- Goal -
Output every line exactly as written. Leave out pictures.

- Dataset records -
┄┄┄┄┄┄┄┄┄┄
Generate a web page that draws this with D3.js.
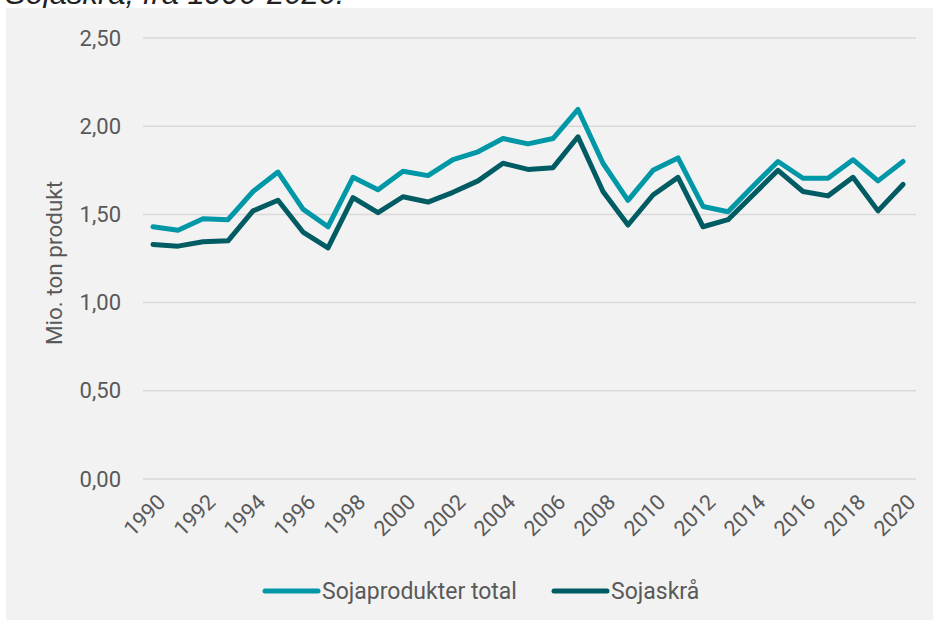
<!DOCTYPE html>
<html>
<head>
<meta charset="utf-8">
<script src="https://cdn.jsdelivr.net/npm/d3@7"></script>
<style>
  html, body { margin: 0; padding: 0; background: #ffffff; }
  svg { display: block; }
</style>
</head>
<body>
<svg id="chart" width="933" height="620"></svg>
<script>
const years = d3.range(1990, 2021);
const yTicks = [0, 0.5, 1.0, 1.5, 2.0, 2.5];
const xTickYears = d3.range(1990, 2021, 2);
const sojaproduktTotal = [1.43, 1.41, 1.475, 1.47, 1.63, 1.74, 1.53, 1.43, 1.71, 1.64,
  1.745, 1.72, 1.81, 1.855, 1.93, 1.90, 1.93, 2.095, 1.79, 1.58,
  1.75, 1.82, 1.545, 1.515, 1.66, 1.80, 1.705, 1.705, 1.81, 1.69, 1.80];
const sojaskraa = [1.33, 1.32, 1.345, 1.35, 1.52, 1.58, 1.40, 1.31, 1.595, 1.51,
  1.60, 1.57, 1.625, 1.69, 1.79, 1.755, 1.765, 1.94, 1.63, 1.44,
  1.61, 1.71, 1.43, 1.47, 1.61, 1.75, 1.63, 1.605, 1.71, 1.52, 1.67];
const seriesNames = ["Sojaprodukter total", "Sojaskrå"];
const seriesColors = ["#0098a7", "#005b62"];
const titleText = "Sojaskrå, fra 1990-2020.";
const yTitle = "Mio. ton produkt";

const svg = d3.select("#chart");
const font = "Roboto, 'Noto Sans', sans-serif";
const textColor = "#595959";

// title (cropped at top, as in the reference)
svg.append("text").attr("x", 5).attr("y", 4)
  .attr("font-family", "'Liberation Sans', Arial, sans-serif")
  .attr("font-style", "italic").attr("font-size", 31).attr("fill", "#222")
  .text(titleText);

// panel
svg.append("rect").attr("x", 6).attr("y", 8).attr("width", 927).attr("height", 612).attr("fill", "#f2f2f2");

const x = d3.scalePoint().domain(years).range([153, 903]);
const y = d3.scaleLinear().domain([0, 2.5]).range([479, 38]);

// gridlines
svg.append("g").selectAll("line").data(yTicks).join("line")
  .attr("x1", 143).attr("x2", 916)
  .attr("y1", d => y(d)).attr("y2", d => y(d))
  .attr("stroke", "#d9d9d9").attr("stroke-width", 1.5);

// y axis labels
const yAxis = d3.axisLeft(y).tickValues(yTicks).tickSize(0).tickPadding(0)
  .tickFormat(d => d3.format(".2f")(d).replace(".", ","));
const gy = svg.append("g").attr("transform", "translate(121,0)").call(yAxis);
gy.select(".domain").remove();
gy.selectAll("text").attr("font-family", font).attr("font-size", 22).attr("fill", textColor);

// y title
svg.append("text")
  .attr("transform", `translate(62,263) rotate(-90)`)
  .attr("text-anchor", "middle")
  .attr("font-family", font).attr("font-size", 22.5).attr("fill", textColor)
  .text(yTitle);

// x axis labels
const xAxis = d3.axisBottom(x).tickValues(xTickYears).tickSize(0).tickPadding(0);
const gx = svg.append("g").attr("transform", "translate(0,492)").call(xAxis);
gx.select(".domain").remove();
gx.selectAll("text")
  .attr("font-family", font).attr("font-size", 21.5).attr("fill", textColor)
  .attr("text-anchor", "end").attr("dy", "0.35em").attr("y", 0)
  .attr("transform", "translate(8,6) rotate(-45)");

// lines
const seriesData = [sojaproduktTotal, sojaskraa];
const line = d3.line().x((d, i) => x(years[i])).y(d => y(d));
seriesData.forEach((vals, k) => {
  svg.append("path").datum(vals).attr("d", line)
    .attr("fill", "none").attr("stroke", seriesColors[k])
    .attr("stroke-width", 5).attr("stroke-linejoin", "round").attr("stroke-linecap", "round");
});

// legend
const legendX = [265, 554];
seriesNames.forEach((name, k) => {
  svg.append("line").attr("x1", legendX[k]).attr("x2", legendX[k] + 53)
    .attr("y1", 591).attr("y2", 591)
    .attr("stroke", seriesColors[k]).attr("stroke-width", 5).attr("stroke-linecap", "round");
  svg.append("text").attr("x", legendX[k] + 57).attr("y", 599)
    .attr("font-family", font).attr("font-size", 23).attr("fill", textColor)
    .text(name);
});
</script>
</body>
</html>
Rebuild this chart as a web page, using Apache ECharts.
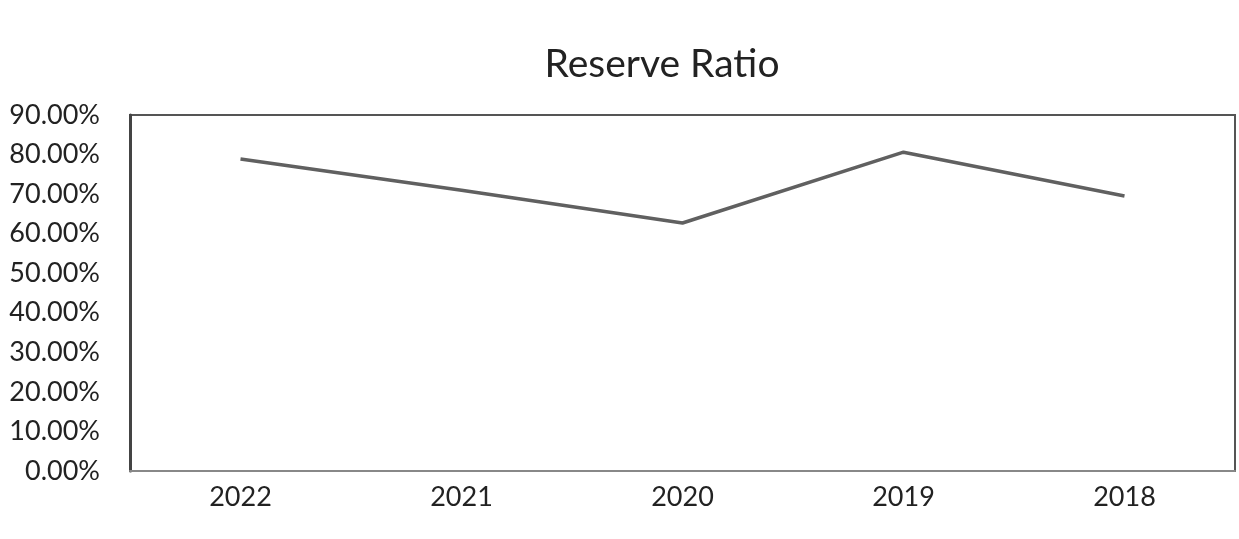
<!DOCTYPE html>
<html>
<head>
<meta charset="utf-8">
<script src="https://cdn.jsdelivr.net/npm/echarts@6/dist/echarts.min.js"></script>
<style>
html,body{margin:0;padding:0;background:#fff;}
#chart{width:1239px;height:539px;}
</style>
</head>
<body>
<div id="chart"></div>
<script>
const chartTitle = 'Reserve Ratio';
const years = ['2022', '2021', '2020', '2019', '2018'];
const reserveRatio = [0.789, 0.710, 0.627, 0.806, 0.695];
const yTicks = [0, 0.1, 0.2, 0.3, 0.4, 0.5, 0.6, 0.7, 0.8, 0.9];

const chart = echarts.init(document.getElementById('chart'));
chart.setOption({
  backgroundColor: '#ffffff',
  animation: false,
  title: {
    text: chartTitle,
    left: 657,
    textAlign: 'center',
    top: 40,
    textStyle: { fontFamily: 'Lato, "Open Sans", sans-serif', fontSize: 39, fontWeight: 'normal', color: '#222' }
  },
  grid: {
    left: 130, right: 4, top: 115, bottom: 68,
    show: true, borderColor: '#555', borderWidth: 2, backgroundColor: 'transparent'
  },
  xAxis: {
    type: 'category',
    data: years,
    boundaryGap: true,
    axisLine: { show: true, lineStyle: { color: '#888', width: 2 } },
    axisTick: { show: false },
    axisLabel: { fontFamily: 'Lato, "Open Sans", sans-serif', fontSize: 27, color: '#222', margin: 13 }
  },
  yAxis: {
    type: 'value',
    min: 0, max: 0.9, interval: 0.1,
    axisLine: { show: true, lineStyle: { color: '#444', width: 3 } },
    axisTick: { show: false },
    splitLine: { show: false },
    axisLabel: {
      fontFamily: 'Lato, "Open Sans", sans-serif', fontSize: 27, color: '#222', margin: 30,
      formatter: v => (v * 100).toFixed(2) + '%'
    }
  },
  series: [{
    type: 'line',
    data: reserveRatio,
    symbol: 'none',
    lineStyle: { color: '#606060', width: 3.5 }
  }]
});
</script>
</body>
</html>
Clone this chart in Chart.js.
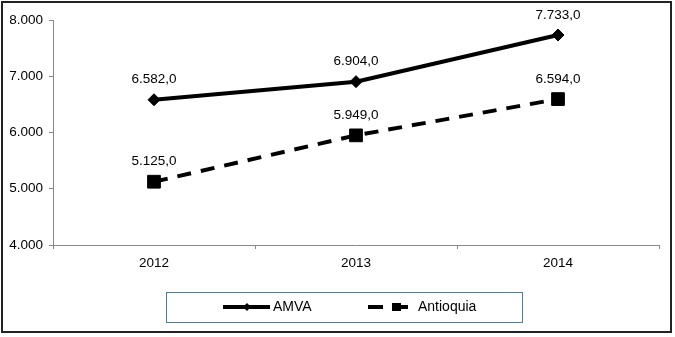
┄┄┄┄┄┄┄┄┄┄
- Written response -
Generate a web page that draws this with D3.js.
<!DOCTYPE html>
<html>
<head>
<meta charset="utf-8">
<script src="https://cdn.jsdelivr.net/npm/d3@7"></script>
<style>
  html, body { margin: 0; padding: 0; background: #ffffff; }
  svg { display: block; }
</style>
</head>
<body>
<svg id="chart" width="933" height="620"></svg>
<script>
const years = d3.range(1990, 2021);
const yTicks = [0, 0.5, 1.0, 1.5, 2.0, 2.5];
const xTickYears = d3.range(1990, 2021, 2);
const sojaproduktTotal = [1.43, 1.41, 1.475, 1.47, 1.63, 1.74, 1.53, 1.43, 1.71, 1.64,
  1.745, 1.72, 1.81, 1.855, 1.93, 1.90, 1.93, 2.095, 1.79, 1.58,
  1.75, 1.82, 1.545, 1.515, 1.66, 1.80, 1.705, 1.705, 1.81, 1.69, 1.80];
const sojaskraa = [1.33, 1.32, 1.345, 1.35, 1.52, 1.58, 1.40, 1.31, 1.595, 1.51,
  1.60, 1.57, 1.625, 1.69, 1.79, 1.755, 1.765, 1.94, 1.63, 1.44,
  1.61, 1.71, 1.43, 1.47, 1.61, 1.75, 1.63, 1.605, 1.71, 1.52, 1.67];
const seriesNames = ["Sojaprodukter total", "Sojaskrå"];
const seriesColors = ["#0098a7", "#005b62"];
const titleText = "Sojaskrå, fra 1990-2020.";
const yTitle = "Mio. ton produkt";

const svg = d3.select("#chart");
const font = "Roboto, 'Noto Sans', sans-serif";
const textColor = "#595959";

// title (cropped at top, as in the reference)
svg.append("text").attr("x", 5).attr("y", 4)
  .attr("font-family", "'Liberation Sans', Arial, sans-serif")
  .attr("font-style", "italic").attr("font-size", 31).attr("fill", "#222")
  .text(titleText);

// panel
svg.append("rect").attr("x", 6).attr("y", 8).attr("width", 927).attr("height", 612).attr("fill", "#f2f2f2");

const x = d3.scalePoint().domain(years).range([153, 903]);
const y = d3.scaleLinear().domain([0, 2.5]).range([479, 38]);

// gridlines
svg.append("g").selectAll("line").data(yTicks).join("line")
  .attr("x1", 143).attr("x2", 916)
  .attr("y1", d => y(d)).attr("y2", d => y(d))
  .attr("stroke", "#d9d9d9").attr("stroke-width", 1.5);

// y axis labels
const yAxis = d3.axisLeft(y).tickValues(yTicks).tickSize(0).tickPadding(0)
  .tickFormat(d => d3.format(".2f")(d).replace(".", ","));
const gy = svg.append("g").attr("transform", "translate(121,0)").call(yAxis);
gy.select(".domain").remove();
gy.selectAll("text").attr("font-family", font).attr("font-size", 22).attr("fill", textColor);

// y title
svg.append("text")
  .attr("transform", `translate(62,263) rotate(-90)`)
  .attr("text-anchor", "middle")
  .attr("font-family", font).attr("font-size", 22.5).attr("fill", textColor)
  .text(yTitle);

// x axis labels
const xAxis = d3.axisBottom(x).tickValues(xTickYears).tickSize(0).tickPadding(0);
const gx = svg.append("g").attr("transform", "translate(0,492)").call(xAxis);
gx.select(".domain").remove();
gx.selectAll("text")
  .attr("font-family", font).attr("font-size", 21.5).attr("fill", textColor)
  .attr("text-anchor", "end").attr("dy", "0.35em").attr("y", 0)
  .attr("transform", "translate(8,6) rotate(-45)");

// lines
const seriesData = [sojaproduktTotal, sojaskraa];
const line = d3.line().x((d, i) => x(years[i])).y(d => y(d));
seriesData.forEach((vals, k) => {
  svg.append("path").datum(vals).attr("d", line)
    .attr("fill", "none").attr("stroke", seriesColors[k])
    .attr("stroke-width", 5).attr("stroke-linejoin", "round").attr("stroke-linecap", "round");
});

// legend
const legendX = [265, 554];
seriesNames.forEach((name, k) => {
  svg.append("line").attr("x1", legendX[k]).attr("x2", legendX[k] + 53)
    .attr("y1", 591).attr("y2", 591)
    .attr("stroke", seriesColors[k]).attr("stroke-width", 5).attr("stroke-linecap", "round");
  svg.append("text").attr("x", legendX[k] + 57).attr("y", 599)
    .attr("font-family", font).attr("font-size", 23).attr("fill", textColor)
    .text(name);
});
</script>
</body>
</html>
Rebuild this chart as a web page, using Apache ECharts.
<!DOCTYPE html>
<html>
<head>
<meta charset="utf-8">
<script src="https://cdn.jsdelivr.net/npm/echarts@6/dist/echarts.min.js"></script>
<style>
html,body{margin:0;padding:0;background:#fff;}
#chart{width:1239px;height:539px;}
</style>
</head>
<body>
<div id="chart"></div>
<script>
const chartTitle = 'Reserve Ratio';
const years = ['2022', '2021', '2020', '2019', '2018'];
const reserveRatio = [0.789, 0.710, 0.627, 0.806, 0.695];
const yTicks = [0, 0.1, 0.2, 0.3, 0.4, 0.5, 0.6, 0.7, 0.8, 0.9];

const chart = echarts.init(document.getElementById('chart'));
chart.setOption({
  backgroundColor: '#ffffff',
  animation: false,
  title: {
    text: chartTitle,
    left: 657,
    textAlign: 'center',
    top: 40,
    textStyle: { fontFamily: 'Lato, "Open Sans", sans-serif', fontSize: 39, fontWeight: 'normal', color: '#222' }
  },
  grid: {
    left: 130, right: 4, top: 115, bottom: 68,
    show: true, borderColor: '#555', borderWidth: 2, backgroundColor: 'transparent'
  },
  xAxis: {
    type: 'category',
    data: years,
    boundaryGap: true,
    axisLine: { show: true, lineStyle: { color: '#888', width: 2 } },
    axisTick: { show: false },
    axisLabel: { fontFamily: 'Lato, "Open Sans", sans-serif', fontSize: 27, color: '#222', margin: 13 }
  },
  yAxis: {
    type: 'value',
    min: 0, max: 0.9, interval: 0.1,
    axisLine: { show: true, lineStyle: { color: '#444', width: 3 } },
    axisTick: { show: false },
    splitLine: { show: false },
    axisLabel: {
      fontFamily: 'Lato, "Open Sans", sans-serif', fontSize: 27, color: '#222', margin: 30,
      formatter: v => (v * 100).toFixed(2) + '%'
    }
  },
  series: [{
    type: 'line',
    data: reserveRatio,
    symbol: 'none',
    lineStyle: { color: '#606060', width: 3.5 }
  }]
});
</script>
</body>
</html>
Clone this chart in Chart.js.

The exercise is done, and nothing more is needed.